* TO DO *
Transcribe every line exactly and omit anything that is a picture.

* GIVEN DATA *
━━━━━━━━━━

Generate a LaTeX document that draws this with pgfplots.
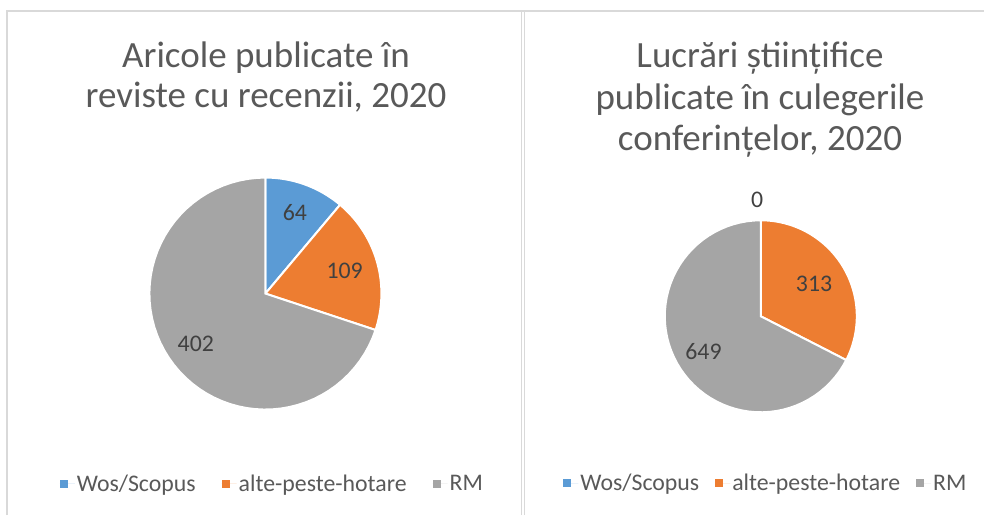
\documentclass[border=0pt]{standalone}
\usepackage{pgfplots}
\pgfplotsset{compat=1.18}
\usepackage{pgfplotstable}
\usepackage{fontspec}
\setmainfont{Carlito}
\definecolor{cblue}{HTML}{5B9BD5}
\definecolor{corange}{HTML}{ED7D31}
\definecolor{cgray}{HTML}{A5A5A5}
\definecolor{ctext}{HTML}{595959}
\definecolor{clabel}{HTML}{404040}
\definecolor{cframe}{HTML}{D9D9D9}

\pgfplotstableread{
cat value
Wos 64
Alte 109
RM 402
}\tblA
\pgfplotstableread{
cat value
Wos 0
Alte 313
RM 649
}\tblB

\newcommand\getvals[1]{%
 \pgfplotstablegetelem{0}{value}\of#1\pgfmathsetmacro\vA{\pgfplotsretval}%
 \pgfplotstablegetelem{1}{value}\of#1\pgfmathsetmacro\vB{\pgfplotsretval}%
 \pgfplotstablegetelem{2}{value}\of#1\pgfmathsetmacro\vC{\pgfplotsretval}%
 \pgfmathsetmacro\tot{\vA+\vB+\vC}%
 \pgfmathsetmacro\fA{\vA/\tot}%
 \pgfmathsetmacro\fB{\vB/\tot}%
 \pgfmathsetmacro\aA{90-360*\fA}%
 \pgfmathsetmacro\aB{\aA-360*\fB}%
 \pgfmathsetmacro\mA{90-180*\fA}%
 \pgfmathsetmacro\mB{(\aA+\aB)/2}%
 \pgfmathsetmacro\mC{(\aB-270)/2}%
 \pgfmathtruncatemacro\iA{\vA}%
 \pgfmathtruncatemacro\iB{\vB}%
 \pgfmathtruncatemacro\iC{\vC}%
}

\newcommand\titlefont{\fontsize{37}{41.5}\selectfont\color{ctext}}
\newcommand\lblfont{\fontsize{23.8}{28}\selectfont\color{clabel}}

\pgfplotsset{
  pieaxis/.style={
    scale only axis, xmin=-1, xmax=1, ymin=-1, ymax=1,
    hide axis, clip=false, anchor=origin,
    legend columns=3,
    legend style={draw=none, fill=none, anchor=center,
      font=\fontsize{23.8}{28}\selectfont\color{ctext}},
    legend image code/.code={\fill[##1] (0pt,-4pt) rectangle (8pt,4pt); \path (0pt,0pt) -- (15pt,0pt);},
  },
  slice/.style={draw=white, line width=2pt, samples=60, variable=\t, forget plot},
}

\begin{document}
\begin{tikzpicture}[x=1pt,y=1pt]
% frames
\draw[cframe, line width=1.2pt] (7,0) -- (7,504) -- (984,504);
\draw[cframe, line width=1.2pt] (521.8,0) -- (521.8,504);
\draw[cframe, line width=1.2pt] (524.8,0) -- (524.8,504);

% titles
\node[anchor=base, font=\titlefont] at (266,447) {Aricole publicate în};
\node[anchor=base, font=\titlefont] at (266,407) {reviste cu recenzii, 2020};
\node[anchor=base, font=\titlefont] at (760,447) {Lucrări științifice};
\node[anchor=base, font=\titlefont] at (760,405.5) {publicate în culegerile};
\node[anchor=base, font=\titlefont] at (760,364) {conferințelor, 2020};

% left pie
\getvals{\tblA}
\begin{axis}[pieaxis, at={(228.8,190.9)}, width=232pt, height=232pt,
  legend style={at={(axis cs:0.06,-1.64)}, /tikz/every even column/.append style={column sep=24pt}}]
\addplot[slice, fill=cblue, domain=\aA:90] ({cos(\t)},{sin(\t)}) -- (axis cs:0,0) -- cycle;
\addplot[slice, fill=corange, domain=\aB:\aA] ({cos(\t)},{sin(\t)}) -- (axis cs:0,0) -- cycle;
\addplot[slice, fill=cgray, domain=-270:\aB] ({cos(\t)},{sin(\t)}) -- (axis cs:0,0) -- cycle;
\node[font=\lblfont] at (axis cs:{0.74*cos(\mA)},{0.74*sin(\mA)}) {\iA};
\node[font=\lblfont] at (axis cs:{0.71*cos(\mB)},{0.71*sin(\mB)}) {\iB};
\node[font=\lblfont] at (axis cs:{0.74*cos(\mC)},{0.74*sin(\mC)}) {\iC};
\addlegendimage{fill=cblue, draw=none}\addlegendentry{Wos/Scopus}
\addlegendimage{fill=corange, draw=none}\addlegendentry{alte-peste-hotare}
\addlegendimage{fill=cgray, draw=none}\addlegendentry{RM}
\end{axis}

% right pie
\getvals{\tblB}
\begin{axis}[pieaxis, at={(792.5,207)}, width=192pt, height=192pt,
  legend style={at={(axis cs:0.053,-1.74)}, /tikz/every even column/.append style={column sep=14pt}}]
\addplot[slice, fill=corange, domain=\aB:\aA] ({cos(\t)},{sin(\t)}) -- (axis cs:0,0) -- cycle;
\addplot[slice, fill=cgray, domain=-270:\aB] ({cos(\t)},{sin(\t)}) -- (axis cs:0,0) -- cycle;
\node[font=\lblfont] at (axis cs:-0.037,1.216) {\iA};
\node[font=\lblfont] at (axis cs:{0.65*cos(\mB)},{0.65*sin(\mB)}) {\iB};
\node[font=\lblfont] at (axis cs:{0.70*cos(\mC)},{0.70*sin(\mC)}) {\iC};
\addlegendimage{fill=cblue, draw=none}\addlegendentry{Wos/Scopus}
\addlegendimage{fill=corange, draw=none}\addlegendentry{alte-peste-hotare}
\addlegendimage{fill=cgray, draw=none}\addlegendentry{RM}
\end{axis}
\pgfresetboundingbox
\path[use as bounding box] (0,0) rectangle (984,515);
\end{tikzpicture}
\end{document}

━━━━━━━━━━

* FINAL ANSWER *
Generate a LaTeX document that draws this with pgfplots.
\documentclass[border=0pt]{standalone}
\usepackage{pgfplots}
\pgfplotsset{compat=1.18}
\usepackage{pgfplotstable}
\usepackage{fontspec}
\setmainfont{Carlito}
\definecolor{cblue}{HTML}{5B9BD5}
\definecolor{corange}{HTML}{ED7D31}
\definecolor{cgray}{HTML}{A5A5A5}
\definecolor{ctext}{HTML}{595959}
\definecolor{clabel}{HTML}{404040}
\definecolor{cframe}{HTML}{D9D9D9}

\pgfplotstableread{
cat value
Wos 64
Alte 109
RM 402
}\tblA
\pgfplotstableread{
cat value
Wos 0
Alte 313
RM 649
}\tblB

\newcommand\getvals[1]{%
 \pgfplotstablegetelem{0}{value}\of#1\pgfmathsetmacro\vA{\pgfplotsretval}%
 \pgfplotstablegetelem{1}{value}\of#1\pgfmathsetmacro\vB{\pgfplotsretval}%
 \pgfplotstablegetelem{2}{value}\of#1\pgfmathsetmacro\vC{\pgfplotsretval}%
 \pgfmathsetmacro\tot{\vA+\vB+\vC}%
 \pgfmathsetmacro\fA{\vA/\tot}%
 \pgfmathsetmacro\fB{\vB/\tot}%
 \pgfmathsetmacro\aA{90-360*\fA}%
 \pgfmathsetmacro\aB{\aA-360*\fB}%
 \pgfmathsetmacro\mA{90-180*\fA}%
 \pgfmathsetmacro\mB{(\aA+\aB)/2}%
 \pgfmathsetmacro\mC{(\aB-270)/2}%
 \pgfmathtruncatemacro\iA{\vA}%
 \pgfmathtruncatemacro\iB{\vB}%
 \pgfmathtruncatemacro\iC{\vC}%
}

\newcommand\titlefont{\fontsize{37}{41.5}\selectfont\color{ctext}}
\newcommand\lblfont{\fontsize{23.8}{28}\selectfont\color{clabel}}

\pgfplotsset{
  pieaxis/.style={
    scale only axis, xmin=-1, xmax=1, ymin=-1, ymax=1,
    hide axis, clip=false, anchor=origin,
    legend columns=3,
    legend style={draw=none, fill=none, anchor=center,
      font=\fontsize{23.8}{28}\selectfont\color{ctext}},
    legend image code/.code={\fill[##1] (0pt,-4pt) rectangle (8pt,4pt); \path (0pt,0pt) -- (15pt,0pt);},
  },
  slice/.style={draw=white, line width=2pt, samples=60, variable=\t, forget plot},
}

\begin{document}
\begin{tikzpicture}[x=1pt,y=1pt]
% frames
\draw[cframe, line width=1.2pt] (7,0) -- (7,504) -- (984,504);
\draw[cframe, line width=1.2pt] (521.8,0) -- (521.8,504);
\draw[cframe, line width=1.2pt] (524.8,0) -- (524.8,504);

% titles
\node[anchor=base, font=\titlefont] at (266,447) {Aricole publicate în};
\node[anchor=base, font=\titlefont] at (266,407) {reviste cu recenzii, 2020};
\node[anchor=base, font=\titlefont] at (760,447) {Lucrări științifice};
\node[anchor=base, font=\titlefont] at (760,405.5) {publicate în culegerile};
\node[anchor=base, font=\titlefont] at (760,364) {conferințelor, 2020};

% left pie
\getvals{\tblA}
\begin{axis}[pieaxis, at={(228.8,190.9)}, width=232pt, height=232pt,
  legend style={at={(axis cs:0.06,-1.64)}, /tikz/every even column/.append style={column sep=24pt}}]
\addplot[slice, fill=cblue, domain=\aA:90] ({cos(\t)},{sin(\t)}) -- (axis cs:0,0) -- cycle;
\addplot[slice, fill=corange, domain=\aB:\aA] ({cos(\t)},{sin(\t)}) -- (axis cs:0,0) -- cycle;
\addplot[slice, fill=cgray, domain=-270:\aB] ({cos(\t)},{sin(\t)}) -- (axis cs:0,0) -- cycle;
\node[font=\lblfont] at (axis cs:{0.74*cos(\mA)},{0.74*sin(\mA)}) {\iA};
\node[font=\lblfont] at (axis cs:{0.71*cos(\mB)},{0.71*sin(\mB)}) {\iB};
\node[font=\lblfont] at (axis cs:{0.74*cos(\mC)},{0.74*sin(\mC)}) {\iC};
\addlegendimage{fill=cblue, draw=none}\addlegendentry{Wos/Scopus}
\addlegendimage{fill=corange, draw=none}\addlegendentry{alte-peste-hotare}
\addlegendimage{fill=cgray, draw=none}\addlegendentry{RM}
\end{axis}

% right pie
\getvals{\tblB}
\begin{axis}[pieaxis, at={(792.5,207)}, width=192pt, height=192pt,
  legend style={at={(axis cs:0.053,-1.74)}, /tikz/every even column/.append style={column sep=14pt}}]
\addplot[slice, fill=corange, domain=\aB:\aA] ({cos(\t)},{sin(\t)}) -- (axis cs:0,0) -- cycle;
\addplot[slice, fill=cgray, domain=-270:\aB] ({cos(\t)},{sin(\t)}) -- (axis cs:0,0) -- cycle;
\node[font=\lblfont] at (axis cs:-0.037,1.216) {\iA};
\node[font=\lblfont] at (axis cs:{0.65*cos(\mB)},{0.65*sin(\mB)}) {\iB};
\node[font=\lblfont] at (axis cs:{0.70*cos(\mC)},{0.70*sin(\mC)}) {\iC};
\addlegendimage{fill=cblue, draw=none}\addlegendentry{Wos/Scopus}
\addlegendimage{fill=corange, draw=none}\addlegendentry{alte-peste-hotare}
\addlegendimage{fill=cgray, draw=none}\addlegendentry{RM}
\end{axis}
\pgfresetboundingbox
\path[use as bounding box] (0,0) rectangle (984,515);
\end{tikzpicture}
\end{document}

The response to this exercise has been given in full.